February 3, 2012 in Features

Super Bowl advertisers playing the long game

Steve Johnson Chicago Tribune
 

Here’s a new thought: Will the Super Bowl – the culmination of months of planning, research and spending – be kind of an anticlimax?

By the time the game airs Sunday on NBC, most everybody who really wants to will have seen the event’s most anticipated advertisement, Volkswagen’s follow-up to the peewee Darth Vader-starring, “Star Wars”-themed commercial that topped most ratings of the ads that aired during last year’s big game.

In the belief that the game is now just a point on the marketing continuum, VW planned to release the ad Wednesday morning, letting the world know just how dogs and “Star Wars” figure in its push this year for the new Volkswagen Beetle. Hint: Like more than 100 million Americans, folks at the “Star Wars” cantina apparently watch football, and the ads.

For a marketer, “the Super Bowl is really not a game on a Sunday afternoon anymore,” said Brian Thomas, general manager of brand marketing at Volkswagen of America. “The Super Bowl is almost a three-week PR and social media campaign, and you have to think of it that way.”

More and more advertisers do.
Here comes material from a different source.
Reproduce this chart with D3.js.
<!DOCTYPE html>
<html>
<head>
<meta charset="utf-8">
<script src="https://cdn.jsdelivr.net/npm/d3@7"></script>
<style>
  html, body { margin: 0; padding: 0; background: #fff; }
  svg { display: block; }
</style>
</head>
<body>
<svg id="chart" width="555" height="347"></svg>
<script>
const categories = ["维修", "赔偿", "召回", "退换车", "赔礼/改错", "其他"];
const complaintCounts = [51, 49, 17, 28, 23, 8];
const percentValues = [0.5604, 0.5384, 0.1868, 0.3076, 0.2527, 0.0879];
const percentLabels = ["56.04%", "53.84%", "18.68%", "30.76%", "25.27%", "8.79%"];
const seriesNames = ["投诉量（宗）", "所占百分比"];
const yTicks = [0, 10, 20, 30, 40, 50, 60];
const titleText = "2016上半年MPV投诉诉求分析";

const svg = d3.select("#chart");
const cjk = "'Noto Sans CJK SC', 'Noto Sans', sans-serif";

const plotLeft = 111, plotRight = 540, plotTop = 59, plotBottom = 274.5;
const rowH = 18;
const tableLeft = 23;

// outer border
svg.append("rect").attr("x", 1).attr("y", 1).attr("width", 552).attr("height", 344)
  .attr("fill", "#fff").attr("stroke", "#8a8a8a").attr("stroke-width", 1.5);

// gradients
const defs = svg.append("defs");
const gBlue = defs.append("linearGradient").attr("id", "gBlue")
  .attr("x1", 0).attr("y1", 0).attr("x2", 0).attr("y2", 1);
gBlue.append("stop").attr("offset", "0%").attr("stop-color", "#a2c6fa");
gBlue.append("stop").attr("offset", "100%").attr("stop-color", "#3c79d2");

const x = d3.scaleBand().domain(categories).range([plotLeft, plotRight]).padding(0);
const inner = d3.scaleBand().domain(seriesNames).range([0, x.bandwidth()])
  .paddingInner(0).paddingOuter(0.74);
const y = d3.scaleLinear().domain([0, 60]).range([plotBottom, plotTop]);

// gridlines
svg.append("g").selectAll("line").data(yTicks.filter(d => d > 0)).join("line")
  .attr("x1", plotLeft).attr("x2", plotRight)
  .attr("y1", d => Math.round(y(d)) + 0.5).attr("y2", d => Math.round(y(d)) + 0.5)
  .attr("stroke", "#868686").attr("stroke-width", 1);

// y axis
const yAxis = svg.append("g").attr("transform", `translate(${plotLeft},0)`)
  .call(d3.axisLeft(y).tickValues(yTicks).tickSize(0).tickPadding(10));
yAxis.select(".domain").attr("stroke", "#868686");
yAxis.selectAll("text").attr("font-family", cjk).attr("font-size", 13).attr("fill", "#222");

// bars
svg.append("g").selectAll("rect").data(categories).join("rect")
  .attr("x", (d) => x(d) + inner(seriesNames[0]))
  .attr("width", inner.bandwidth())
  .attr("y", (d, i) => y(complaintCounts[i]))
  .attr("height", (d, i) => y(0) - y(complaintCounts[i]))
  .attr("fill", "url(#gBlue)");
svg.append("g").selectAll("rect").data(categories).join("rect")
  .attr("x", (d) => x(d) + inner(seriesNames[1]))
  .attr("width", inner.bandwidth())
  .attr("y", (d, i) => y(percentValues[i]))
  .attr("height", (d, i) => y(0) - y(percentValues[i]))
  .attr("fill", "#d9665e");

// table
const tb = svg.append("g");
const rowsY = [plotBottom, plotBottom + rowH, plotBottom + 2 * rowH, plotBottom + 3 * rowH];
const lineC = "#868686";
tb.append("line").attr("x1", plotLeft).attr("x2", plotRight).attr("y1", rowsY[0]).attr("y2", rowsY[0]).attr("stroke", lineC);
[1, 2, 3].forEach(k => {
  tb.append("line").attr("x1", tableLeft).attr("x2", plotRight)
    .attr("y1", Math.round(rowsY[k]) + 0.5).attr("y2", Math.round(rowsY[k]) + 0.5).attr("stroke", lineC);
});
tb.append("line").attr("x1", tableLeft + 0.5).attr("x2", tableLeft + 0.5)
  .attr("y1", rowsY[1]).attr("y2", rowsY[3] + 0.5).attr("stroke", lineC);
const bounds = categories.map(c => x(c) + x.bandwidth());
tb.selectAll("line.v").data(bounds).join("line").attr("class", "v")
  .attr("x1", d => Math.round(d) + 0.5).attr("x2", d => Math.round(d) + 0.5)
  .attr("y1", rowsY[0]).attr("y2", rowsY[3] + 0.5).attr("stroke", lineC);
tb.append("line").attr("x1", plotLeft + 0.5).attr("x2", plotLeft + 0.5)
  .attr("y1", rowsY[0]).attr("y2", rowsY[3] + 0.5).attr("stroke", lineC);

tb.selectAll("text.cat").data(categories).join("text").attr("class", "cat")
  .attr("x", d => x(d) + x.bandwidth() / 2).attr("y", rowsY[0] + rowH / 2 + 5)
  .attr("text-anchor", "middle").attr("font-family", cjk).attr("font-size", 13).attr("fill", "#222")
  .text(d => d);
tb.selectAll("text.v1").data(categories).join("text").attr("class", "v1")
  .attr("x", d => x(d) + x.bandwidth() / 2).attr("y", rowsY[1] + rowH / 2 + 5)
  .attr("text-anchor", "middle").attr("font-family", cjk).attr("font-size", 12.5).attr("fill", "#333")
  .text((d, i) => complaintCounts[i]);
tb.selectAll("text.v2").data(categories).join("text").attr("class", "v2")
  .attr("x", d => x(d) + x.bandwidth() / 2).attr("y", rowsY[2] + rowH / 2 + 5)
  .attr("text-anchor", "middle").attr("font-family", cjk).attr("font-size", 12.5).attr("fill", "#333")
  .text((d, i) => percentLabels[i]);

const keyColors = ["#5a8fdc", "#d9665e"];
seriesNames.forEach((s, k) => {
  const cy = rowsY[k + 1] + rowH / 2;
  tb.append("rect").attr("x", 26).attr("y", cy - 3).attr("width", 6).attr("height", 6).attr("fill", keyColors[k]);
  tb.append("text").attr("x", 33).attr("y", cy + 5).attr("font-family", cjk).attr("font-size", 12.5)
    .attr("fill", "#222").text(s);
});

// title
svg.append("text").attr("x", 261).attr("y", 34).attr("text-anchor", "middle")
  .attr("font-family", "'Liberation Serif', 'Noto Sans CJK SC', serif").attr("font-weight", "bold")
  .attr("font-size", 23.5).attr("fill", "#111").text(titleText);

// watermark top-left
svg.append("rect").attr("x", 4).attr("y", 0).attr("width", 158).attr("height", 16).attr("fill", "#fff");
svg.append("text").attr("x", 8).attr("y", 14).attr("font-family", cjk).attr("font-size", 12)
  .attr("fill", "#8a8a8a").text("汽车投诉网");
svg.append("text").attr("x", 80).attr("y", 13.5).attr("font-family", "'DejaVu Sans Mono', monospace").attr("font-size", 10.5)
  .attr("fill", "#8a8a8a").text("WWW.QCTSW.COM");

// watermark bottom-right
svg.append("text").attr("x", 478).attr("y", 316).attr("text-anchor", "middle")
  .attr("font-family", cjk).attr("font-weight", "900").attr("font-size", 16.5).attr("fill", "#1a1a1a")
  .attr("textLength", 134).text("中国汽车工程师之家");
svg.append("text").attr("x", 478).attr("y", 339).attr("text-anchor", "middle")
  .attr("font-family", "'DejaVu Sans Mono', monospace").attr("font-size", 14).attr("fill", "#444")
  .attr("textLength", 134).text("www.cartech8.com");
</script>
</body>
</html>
Setting aside network promos and movie ads, roughly half of the spots slated to run Sunday evening – during the moments when the New England Patriots are not playing the New York Giants for the National Football League championship – were already available on the Web Wednesday to be shared, excerpted, covered, discussed and reviewed.
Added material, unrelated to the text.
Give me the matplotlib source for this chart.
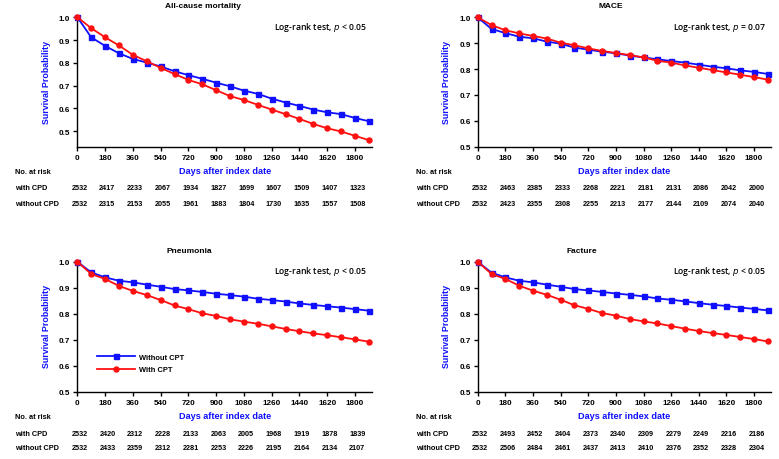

This is the highest proportion yet of early unveilings, experts said, meaning viewers who have sought out ads in advance could experience déjà vu during the game itself – or the opportunity to take an actual bathroom break.

Among the ads whose exact content is being held back until the game, many will have, at minimum, been “teased,” or previewed, often with productions nearly as elaborate as the ads themselves. Volkswagen, for example, struck advance gold with a 64-second Web spot with dogs barking “Star Wars” music, and Bridgestone produced an ad anticipating its actual ad.

“Not only are they recognizing the power of social media, but these ads cost so much that they’re trying to get the most bang for their buck,” said David Shoffner, public relations strategist for the Pavone advertising agency, which has tracked Super Bowl advertising closely through its spotbowl.com website. “These are spots that really live on for a year or more.”

Such widespread unveiling calls into question the traditional Super Bowl ecosystem, in which people gather at parties to watch the whole spectacle, from game to ads to, this year, Madonna at halftime; critics judge spots as they air; and ad ratings rendered by average audience members, such as those run by USA Today, YouTube and Facebook, get big buzz the next day as the popular verdict is made known.

“I kind of like to see them on the day,” said Mark Renshaw, chief innovation officer and a digital marketing expert for Leo Burnett Chicago, which does not have an ad in this year’s game. “I’m not sure I really agree with the releasing ahead.

“To me, if I was going to release something (ahead of time) to a community of fans, I wouldn’t be releasing a film. I’d release a setup to it. On the day you would connect the dots.”

But Volkswagen’s Thomas said, “To not release the spot, frankly, I think, is a little archaic.

“Maybe as recently as four, five years ago there was a lot of merit to holding your cards tightly to the vest. The reality is now there’s so much earned media opportunity. We had 13 million views of mini Vader before kickoff last year.”

To Tim Calkins, who teaches marketing at Northwestern University’s Kellogg School of Management, the “trade-off” of game-day surprise for extra attention and extra viewings by the audiences is, for the most part, worth it – a bargain driven largely by the new smoothness of Web and mobile video.

“There’s no question that advertisers are getting much more aggressive in advance of the Super Bowl,” said Calkins, who also shepherds the Kellogg School’s annual postgame assessment of ads’ effectiveness. “In most cases it makes a lot of sense. The problem with the Super Bowl is there are about 70 ads, plus there’s a football game going on, plus many people are at a party.

“So it is very hard to stand out during the game. If you can get ahead of the game, you have an opportunity to make a much bigger impression with people.”